[Begin Information supplied]

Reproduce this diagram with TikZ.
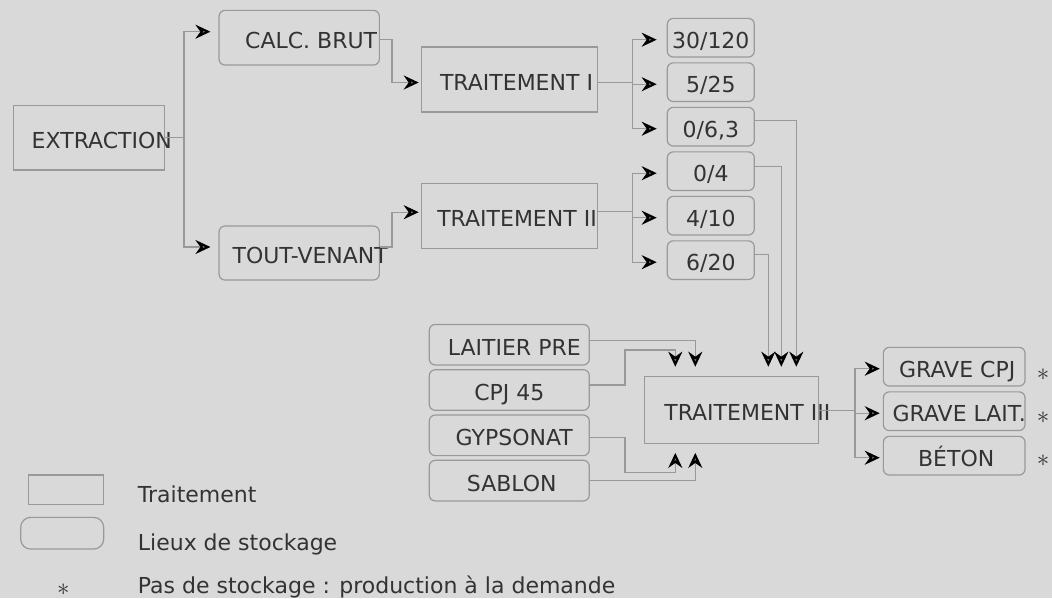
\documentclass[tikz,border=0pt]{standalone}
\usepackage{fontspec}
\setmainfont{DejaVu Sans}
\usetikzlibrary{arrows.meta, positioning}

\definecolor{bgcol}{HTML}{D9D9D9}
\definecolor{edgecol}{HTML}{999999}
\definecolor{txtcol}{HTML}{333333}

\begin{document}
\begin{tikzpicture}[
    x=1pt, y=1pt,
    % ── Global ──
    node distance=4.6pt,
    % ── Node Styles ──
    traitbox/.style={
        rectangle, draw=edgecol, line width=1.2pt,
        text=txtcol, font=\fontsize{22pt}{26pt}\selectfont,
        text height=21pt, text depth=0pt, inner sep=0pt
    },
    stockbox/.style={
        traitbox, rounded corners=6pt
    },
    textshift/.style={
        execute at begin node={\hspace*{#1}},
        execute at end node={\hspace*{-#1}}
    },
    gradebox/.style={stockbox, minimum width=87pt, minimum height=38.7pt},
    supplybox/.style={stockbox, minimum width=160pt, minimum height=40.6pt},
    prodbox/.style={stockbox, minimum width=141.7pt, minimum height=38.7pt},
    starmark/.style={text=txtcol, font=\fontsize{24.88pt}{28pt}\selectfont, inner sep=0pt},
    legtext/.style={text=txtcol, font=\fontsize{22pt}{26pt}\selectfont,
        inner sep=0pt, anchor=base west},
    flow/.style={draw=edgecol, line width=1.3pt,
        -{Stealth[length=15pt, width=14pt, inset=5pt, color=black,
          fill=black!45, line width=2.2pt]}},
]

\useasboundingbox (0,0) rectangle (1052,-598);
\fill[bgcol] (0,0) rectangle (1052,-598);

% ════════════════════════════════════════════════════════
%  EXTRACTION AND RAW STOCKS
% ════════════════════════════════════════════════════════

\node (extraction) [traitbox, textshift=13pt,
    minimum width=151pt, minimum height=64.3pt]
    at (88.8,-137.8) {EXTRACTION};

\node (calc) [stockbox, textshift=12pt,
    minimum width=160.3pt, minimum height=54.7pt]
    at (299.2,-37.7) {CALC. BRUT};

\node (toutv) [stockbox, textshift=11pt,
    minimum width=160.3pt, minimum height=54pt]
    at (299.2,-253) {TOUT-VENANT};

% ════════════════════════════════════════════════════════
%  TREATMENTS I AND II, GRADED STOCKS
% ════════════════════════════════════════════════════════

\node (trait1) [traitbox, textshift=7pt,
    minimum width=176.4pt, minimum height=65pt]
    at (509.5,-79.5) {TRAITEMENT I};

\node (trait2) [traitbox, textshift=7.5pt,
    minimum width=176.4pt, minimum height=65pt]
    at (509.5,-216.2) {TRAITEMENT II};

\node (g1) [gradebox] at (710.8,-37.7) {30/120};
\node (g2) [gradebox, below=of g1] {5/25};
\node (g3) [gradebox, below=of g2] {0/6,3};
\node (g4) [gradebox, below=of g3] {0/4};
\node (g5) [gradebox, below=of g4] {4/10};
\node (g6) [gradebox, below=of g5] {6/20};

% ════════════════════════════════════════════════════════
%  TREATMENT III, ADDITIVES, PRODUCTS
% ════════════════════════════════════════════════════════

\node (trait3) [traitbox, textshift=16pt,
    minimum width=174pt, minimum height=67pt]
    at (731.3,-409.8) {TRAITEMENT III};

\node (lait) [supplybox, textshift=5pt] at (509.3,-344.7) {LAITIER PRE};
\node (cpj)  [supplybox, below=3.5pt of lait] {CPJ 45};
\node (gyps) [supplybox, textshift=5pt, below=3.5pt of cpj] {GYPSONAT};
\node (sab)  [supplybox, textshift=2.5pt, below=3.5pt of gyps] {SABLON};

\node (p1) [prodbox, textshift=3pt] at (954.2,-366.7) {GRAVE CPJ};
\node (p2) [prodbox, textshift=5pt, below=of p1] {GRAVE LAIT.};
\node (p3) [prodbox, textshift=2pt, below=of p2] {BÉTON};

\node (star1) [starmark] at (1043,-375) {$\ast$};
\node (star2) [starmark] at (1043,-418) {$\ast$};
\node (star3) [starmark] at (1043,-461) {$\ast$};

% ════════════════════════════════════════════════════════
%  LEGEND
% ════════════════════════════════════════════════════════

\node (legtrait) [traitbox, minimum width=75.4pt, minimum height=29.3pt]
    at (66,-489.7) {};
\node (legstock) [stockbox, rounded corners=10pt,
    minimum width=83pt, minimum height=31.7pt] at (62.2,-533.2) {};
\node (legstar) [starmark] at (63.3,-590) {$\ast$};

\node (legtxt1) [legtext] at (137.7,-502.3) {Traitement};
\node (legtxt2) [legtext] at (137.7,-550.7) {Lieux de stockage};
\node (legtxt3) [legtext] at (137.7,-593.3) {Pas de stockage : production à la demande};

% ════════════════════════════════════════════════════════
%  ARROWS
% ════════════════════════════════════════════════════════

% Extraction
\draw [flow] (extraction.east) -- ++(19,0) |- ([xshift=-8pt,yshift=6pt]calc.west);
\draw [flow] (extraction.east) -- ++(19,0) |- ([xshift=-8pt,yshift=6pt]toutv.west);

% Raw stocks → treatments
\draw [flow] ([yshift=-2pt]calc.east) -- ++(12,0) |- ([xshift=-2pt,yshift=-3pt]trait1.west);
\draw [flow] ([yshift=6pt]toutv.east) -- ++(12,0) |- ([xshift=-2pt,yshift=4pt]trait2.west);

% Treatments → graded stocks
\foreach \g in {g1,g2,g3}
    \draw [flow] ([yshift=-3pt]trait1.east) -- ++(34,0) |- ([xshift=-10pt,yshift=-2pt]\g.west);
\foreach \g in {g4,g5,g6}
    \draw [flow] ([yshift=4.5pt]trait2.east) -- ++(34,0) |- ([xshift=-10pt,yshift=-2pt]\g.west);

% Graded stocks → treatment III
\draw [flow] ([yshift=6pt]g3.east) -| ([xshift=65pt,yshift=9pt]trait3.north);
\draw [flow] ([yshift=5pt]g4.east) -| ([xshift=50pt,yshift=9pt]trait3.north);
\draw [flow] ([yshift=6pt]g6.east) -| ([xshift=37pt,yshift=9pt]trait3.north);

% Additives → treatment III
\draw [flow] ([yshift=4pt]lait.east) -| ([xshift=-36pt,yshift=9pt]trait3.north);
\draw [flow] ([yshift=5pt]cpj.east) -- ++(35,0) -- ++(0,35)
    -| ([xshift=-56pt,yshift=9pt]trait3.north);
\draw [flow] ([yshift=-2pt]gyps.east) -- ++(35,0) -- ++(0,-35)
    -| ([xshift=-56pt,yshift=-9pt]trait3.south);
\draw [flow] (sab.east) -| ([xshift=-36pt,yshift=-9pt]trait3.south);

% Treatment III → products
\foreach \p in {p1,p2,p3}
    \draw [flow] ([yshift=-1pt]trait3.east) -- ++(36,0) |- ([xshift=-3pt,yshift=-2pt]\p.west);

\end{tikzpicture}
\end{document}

[End Information supplied]

### Set exercise
Print the whole listing above once more, word for word, without its pictures.

### Full solution
Reproduce this diagram with TikZ.
\documentclass[tikz,border=0pt]{standalone}
\usepackage{fontspec}
\setmainfont{DejaVu Sans}
\usetikzlibrary{arrows.meta, positioning}

\definecolor{bgcol}{HTML}{D9D9D9}
\definecolor{edgecol}{HTML}{999999}
\definecolor{txtcol}{HTML}{333333}

\begin{document}
\begin{tikzpicture}[
    x=1pt, y=1pt,
    % ── Global ──
    node distance=4.6pt,
    % ── Node Styles ──
    traitbox/.style={
        rectangle, draw=edgecol, line width=1.2pt,
        text=txtcol, font=\fontsize{22pt}{26pt}\selectfont,
        text height=21pt, text depth=0pt, inner sep=0pt
    },
    stockbox/.style={
        traitbox, rounded corners=6pt
    },
    textshift/.style={
        execute at begin node={\hspace*{#1}},
        execute at end node={\hspace*{-#1}}
    },
    gradebox/.style={stockbox, minimum width=87pt, minimum height=38.7pt},
    supplybox/.style={stockbox, minimum width=160pt, minimum height=40.6pt},
    prodbox/.style={stockbox, minimum width=141.7pt, minimum height=38.7pt},
    starmark/.style={text=txtcol, font=\fontsize{24.88pt}{28pt}\selectfont, inner sep=0pt},
    legtext/.style={text=txtcol, font=\fontsize{22pt}{26pt}\selectfont,
        inner sep=0pt, anchor=base west},
    flow/.style={draw=edgecol, line width=1.3pt,
        -{Stealth[length=15pt, width=14pt, inset=5pt, color=black,
          fill=black!45, line width=2.2pt]}},
]

\useasboundingbox (0,0) rectangle (1052,-598);
\fill[bgcol] (0,0) rectangle (1052,-598);

% ════════════════════════════════════════════════════════
%  EXTRACTION AND RAW STOCKS
% ════════════════════════════════════════════════════════

\node (extraction) [traitbox, textshift=13pt,
    minimum width=151pt, minimum height=64.3pt]
    at (88.8,-137.8) {EXTRACTION};

\node (calc) [stockbox, textshift=12pt,
    minimum width=160.3pt, minimum height=54.7pt]
    at (299.2,-37.7) {CALC. BRUT};

\node (toutv) [stockbox, textshift=11pt,
    minimum width=160.3pt, minimum height=54pt]
    at (299.2,-253) {TOUT-VENANT};

% ════════════════════════════════════════════════════════
%  TREATMENTS I AND II, GRADED STOCKS
% ════════════════════════════════════════════════════════

\node (trait1) [traitbox, textshift=7pt,
    minimum width=176.4pt, minimum height=65pt]
    at (509.5,-79.5) {TRAITEMENT I};

\node (trait2) [traitbox, textshift=7.5pt,
    minimum width=176.4pt, minimum height=65pt]
    at (509.5,-216.2) {TRAITEMENT II};

\node (g1) [gradebox] at (710.8,-37.7) {30/120};
\node (g2) [gradebox, below=of g1] {5/25};
\node (g3) [gradebox, below=of g2] {0/6,3};
\node (g4) [gradebox, below=of g3] {0/4};
\node (g5) [gradebox, below=of g4] {4/10};
\node (g6) [gradebox, below=of g5] {6/20};

% ════════════════════════════════════════════════════════
%  TREATMENT III, ADDITIVES, PRODUCTS
% ════════════════════════════════════════════════════════

\node (trait3) [traitbox, textshift=16pt,
    minimum width=174pt, minimum height=67pt]
    at (731.3,-409.8) {TRAITEMENT III};

\node (lait) [supplybox, textshift=5pt] at (509.3,-344.7) {LAITIER PRE};
\node (cpj)  [supplybox, below=3.5pt of lait] {CPJ 45};
\node (gyps) [supplybox, textshift=5pt, below=3.5pt of cpj] {GYPSONAT};
\node (sab)  [supplybox, textshift=2.5pt, below=3.5pt of gyps] {SABLON};

\node (p1) [prodbox, textshift=3pt] at (954.2,-366.7) {GRAVE CPJ};
\node (p2) [prodbox, textshift=5pt, below=of p1] {GRAVE LAIT.};
\node (p3) [prodbox, textshift=2pt, below=of p2] {BÉTON};

\node (star1) [starmark] at (1043,-375) {$\ast$};
\node (star2) [starmark] at (1043,-418) {$\ast$};
\node (star3) [starmark] at (1043,-461) {$\ast$};

% ════════════════════════════════════════════════════════
%  LEGEND
% ════════════════════════════════════════════════════════

\node (legtrait) [traitbox, minimum width=75.4pt, minimum height=29.3pt]
    at (66,-489.7) {};
\node (legstock) [stockbox, rounded corners=10pt,
    minimum width=83pt, minimum height=31.7pt] at (62.2,-533.2) {};
\node (legstar) [starmark] at (63.3,-590) {$\ast$};

\node (legtxt1) [legtext] at (137.7,-502.3) {Traitement};
\node (legtxt2) [legtext] at (137.7,-550.7) {Lieux de stockage};
\node (legtxt3) [legtext] at (137.7,-593.3) {Pas de stockage : production à la demande};

% ════════════════════════════════════════════════════════
%  ARROWS
% ════════════════════════════════════════════════════════

% Extraction
\draw [flow] (extraction.east) -- ++(19,0) |- ([xshift=-8pt,yshift=6pt]calc.west);
\draw [flow] (extraction.east) -- ++(19,0) |- ([xshift=-8pt,yshift=6pt]toutv.west);

% Raw stocks → treatments
\draw [flow] ([yshift=-2pt]calc.east) -- ++(12,0) |- ([xshift=-2pt,yshift=-3pt]trait1.west);
\draw [flow] ([yshift=6pt]toutv.east) -- ++(12,0) |- ([xshift=-2pt,yshift=4pt]trait2.west);

% Treatments → graded stocks
\foreach \g in {g1,g2,g3}
    \draw [flow] ([yshift=-3pt]trait1.east) -- ++(34,0) |- ([xshift=-10pt,yshift=-2pt]\g.west);
\foreach \g in {g4,g5,g6}
    \draw [flow] ([yshift=4.5pt]trait2.east) -- ++(34,0) |- ([xshift=-10pt,yshift=-2pt]\g.west);

% Graded stocks → treatment III
\draw [flow] ([yshift=6pt]g3.east) -| ([xshift=65pt,yshift=9pt]trait3.north);
\draw [flow] ([yshift=5pt]g4.east) -| ([xshift=50pt,yshift=9pt]trait3.north);
\draw [flow] ([yshift=6pt]g6.east) -| ([xshift=37pt,yshift=9pt]trait3.north);

% Additives → treatment III
\draw [flow] ([yshift=4pt]lait.east) -| ([xshift=-36pt,yshift=9pt]trait3.north);
\draw [flow] ([yshift=5pt]cpj.east) -- ++(35,0) -- ++(0,35)
    -| ([xshift=-56pt,yshift=9pt]trait3.north);
\draw [flow] ([yshift=-2pt]gyps.east) -- ++(35,0) -- ++(0,-35)
    -| ([xshift=-56pt,yshift=-9pt]trait3.south);
\draw [flow] (sab.east) -| ([xshift=-36pt,yshift=-9pt]trait3.south);

% Treatment III → products
\foreach \p in {p1,p2,p3}
    \draw [flow] ([yshift=-1pt]trait3.east) -- ++(36,0) |- ([xshift=-3pt,yshift=-2pt]\p.west);

\end{tikzpicture}
\end{document}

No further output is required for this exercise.